## [THE REQUEST]
Please, without the pictures, retype exactly the lines from the start of the material through the line that holds "1.0, 1.0, 1.0];".

───── DATASET CONTENT

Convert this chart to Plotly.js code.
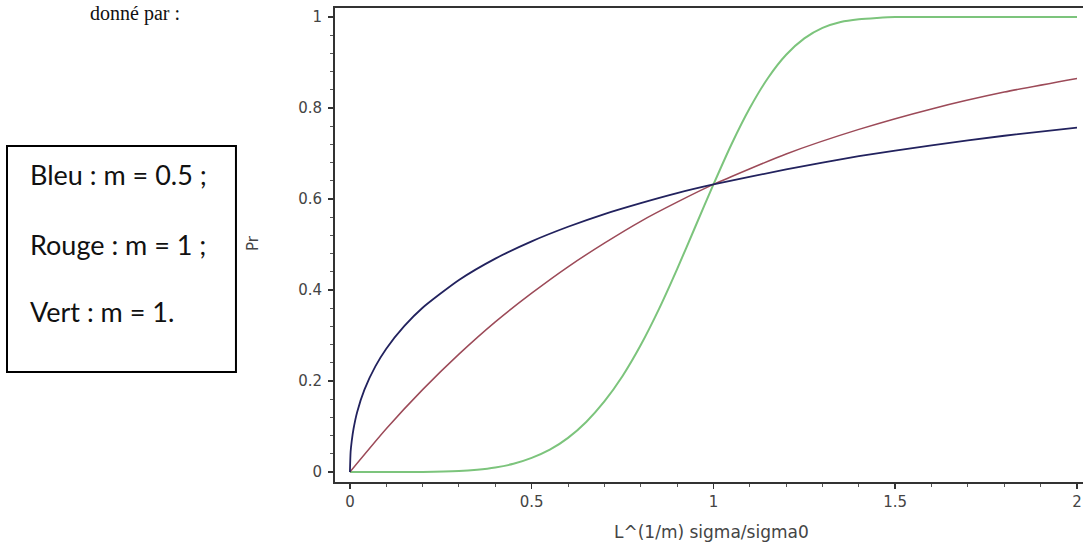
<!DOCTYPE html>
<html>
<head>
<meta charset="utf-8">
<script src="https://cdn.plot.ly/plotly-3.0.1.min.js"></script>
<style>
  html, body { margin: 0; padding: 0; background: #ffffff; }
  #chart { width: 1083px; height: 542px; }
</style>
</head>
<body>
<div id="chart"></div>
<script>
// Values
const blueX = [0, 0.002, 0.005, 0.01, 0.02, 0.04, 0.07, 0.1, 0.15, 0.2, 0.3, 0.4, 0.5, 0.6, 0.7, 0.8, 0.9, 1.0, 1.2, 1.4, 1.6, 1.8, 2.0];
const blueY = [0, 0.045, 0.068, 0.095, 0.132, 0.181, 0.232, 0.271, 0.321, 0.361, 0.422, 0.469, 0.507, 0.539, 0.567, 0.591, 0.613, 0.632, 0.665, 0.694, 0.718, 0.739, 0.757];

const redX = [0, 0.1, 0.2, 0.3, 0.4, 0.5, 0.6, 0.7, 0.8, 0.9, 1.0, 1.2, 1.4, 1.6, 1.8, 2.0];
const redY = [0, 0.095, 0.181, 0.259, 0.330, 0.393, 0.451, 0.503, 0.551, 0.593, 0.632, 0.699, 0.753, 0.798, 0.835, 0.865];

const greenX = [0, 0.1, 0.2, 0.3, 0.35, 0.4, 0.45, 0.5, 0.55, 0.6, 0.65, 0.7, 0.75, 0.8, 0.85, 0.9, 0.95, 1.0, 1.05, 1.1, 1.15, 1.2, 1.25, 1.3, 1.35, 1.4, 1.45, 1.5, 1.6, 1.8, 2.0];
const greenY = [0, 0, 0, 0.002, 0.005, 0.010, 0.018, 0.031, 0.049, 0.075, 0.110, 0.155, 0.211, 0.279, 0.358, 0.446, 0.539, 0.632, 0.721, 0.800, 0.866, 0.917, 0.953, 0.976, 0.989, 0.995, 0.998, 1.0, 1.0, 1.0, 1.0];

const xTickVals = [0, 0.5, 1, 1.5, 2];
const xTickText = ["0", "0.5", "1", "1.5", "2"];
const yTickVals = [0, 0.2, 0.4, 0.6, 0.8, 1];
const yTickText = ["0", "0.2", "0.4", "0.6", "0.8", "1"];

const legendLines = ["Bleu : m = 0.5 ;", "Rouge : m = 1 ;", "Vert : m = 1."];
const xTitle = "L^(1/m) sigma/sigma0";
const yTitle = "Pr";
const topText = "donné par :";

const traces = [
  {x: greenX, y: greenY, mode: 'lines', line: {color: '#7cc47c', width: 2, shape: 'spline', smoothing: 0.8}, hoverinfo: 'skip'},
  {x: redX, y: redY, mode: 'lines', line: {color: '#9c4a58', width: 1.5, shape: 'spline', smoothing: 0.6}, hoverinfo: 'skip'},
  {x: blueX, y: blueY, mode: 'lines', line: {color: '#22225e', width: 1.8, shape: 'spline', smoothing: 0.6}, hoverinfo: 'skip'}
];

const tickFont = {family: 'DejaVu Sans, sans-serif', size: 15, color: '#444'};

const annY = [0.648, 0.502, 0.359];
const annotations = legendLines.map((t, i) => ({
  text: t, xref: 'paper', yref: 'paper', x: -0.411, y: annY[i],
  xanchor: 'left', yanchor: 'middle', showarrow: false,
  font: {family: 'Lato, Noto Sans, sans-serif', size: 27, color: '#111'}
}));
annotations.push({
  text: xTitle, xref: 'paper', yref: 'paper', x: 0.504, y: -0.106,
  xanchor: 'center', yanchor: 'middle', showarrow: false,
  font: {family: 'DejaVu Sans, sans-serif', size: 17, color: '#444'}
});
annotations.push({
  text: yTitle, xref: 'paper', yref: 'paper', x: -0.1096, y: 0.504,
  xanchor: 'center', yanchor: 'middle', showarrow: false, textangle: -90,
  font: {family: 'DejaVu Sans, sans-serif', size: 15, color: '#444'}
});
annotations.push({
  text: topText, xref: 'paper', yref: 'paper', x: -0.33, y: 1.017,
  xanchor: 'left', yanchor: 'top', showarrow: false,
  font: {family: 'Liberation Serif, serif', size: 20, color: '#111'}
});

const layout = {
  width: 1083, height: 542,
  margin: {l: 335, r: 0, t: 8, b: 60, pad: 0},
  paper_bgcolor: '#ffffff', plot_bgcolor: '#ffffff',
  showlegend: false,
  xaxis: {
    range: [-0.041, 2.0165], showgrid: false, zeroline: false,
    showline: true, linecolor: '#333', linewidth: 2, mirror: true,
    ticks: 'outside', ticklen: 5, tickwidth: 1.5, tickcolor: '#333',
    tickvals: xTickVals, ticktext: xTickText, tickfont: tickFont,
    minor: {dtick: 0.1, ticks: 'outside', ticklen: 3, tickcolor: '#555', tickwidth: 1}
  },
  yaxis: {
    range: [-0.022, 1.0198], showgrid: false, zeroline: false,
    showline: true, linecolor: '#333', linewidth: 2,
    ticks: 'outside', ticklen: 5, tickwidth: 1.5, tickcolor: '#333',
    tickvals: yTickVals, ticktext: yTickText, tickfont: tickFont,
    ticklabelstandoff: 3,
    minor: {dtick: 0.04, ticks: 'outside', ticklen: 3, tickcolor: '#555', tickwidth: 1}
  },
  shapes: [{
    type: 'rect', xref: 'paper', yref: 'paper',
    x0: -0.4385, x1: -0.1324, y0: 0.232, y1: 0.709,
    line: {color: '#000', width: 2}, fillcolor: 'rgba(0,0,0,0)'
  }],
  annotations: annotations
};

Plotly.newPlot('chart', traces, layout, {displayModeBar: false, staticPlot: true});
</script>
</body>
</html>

──────────

## [EXERCISE ANSWER]
Convert this chart to Plotly.js code.
<!DOCTYPE html>
<html>
<head>
<meta charset="utf-8">
<script src="https://cdn.plot.ly/plotly-3.0.1.min.js"></script>
<style>
  html, body { margin: 0; padding: 0; background: #ffffff; }
  #chart { width: 1083px; height: 542px; }
</style>
</head>
<body>
<div id="chart"></div>
<script>
// Values
const blueX = [0, 0.002, 0.005, 0.01, 0.02, 0.04, 0.07, 0.1, 0.15, 0.2, 0.3, 0.4, 0.5, 0.6, 0.7, 0.8, 0.9, 1.0, 1.2, 1.4, 1.6, 1.8, 2.0];
const blueY = [0, 0.045, 0.068, 0.095, 0.132, 0.181, 0.232, 0.271, 0.321, 0.361, 0.422, 0.469, 0.507, 0.539, 0.567, 0.591, 0.613, 0.632, 0.665, 0.694, 0.718, 0.739, 0.757];

const redX = [0, 0.1, 0.2, 0.3, 0.4, 0.5, 0.6, 0.7, 0.8, 0.9, 1.0, 1.2, 1.4, 1.6, 1.8, 2.0];
const redY = [0, 0.095, 0.181, 0.259, 0.330, 0.393, 0.451, 0.503, 0.551, 0.593, 0.632, 0.699, 0.753, 0.798, 0.835, 0.865];

const greenX = [0, 0.1, 0.2, 0.3, 0.35, 0.4, 0.45, 0.5, 0.55, 0.6, 0.65, 0.7, 0.75, 0.8, 0.85, 0.9, 0.95, 1.0, 1.05, 1.1, 1.15, 1.2, 1.25, 1.3, 1.35, 1.4, 1.45, 1.5, 1.6, 1.8, 2.0];
const greenY = [0, 0, 0, 0.002, 0.005, 0.010, 0.018, 0.031, 0.049, 0.075, 0.110, 0.155, 0.211, 0.279, 0.358, 0.446, 0.539, 0.632, 0.721, 0.800, 0.866, 0.917, 0.953, 0.976, 0.989, 0.995, 0.998, 1.0, 1.0, 1.0, 1.0];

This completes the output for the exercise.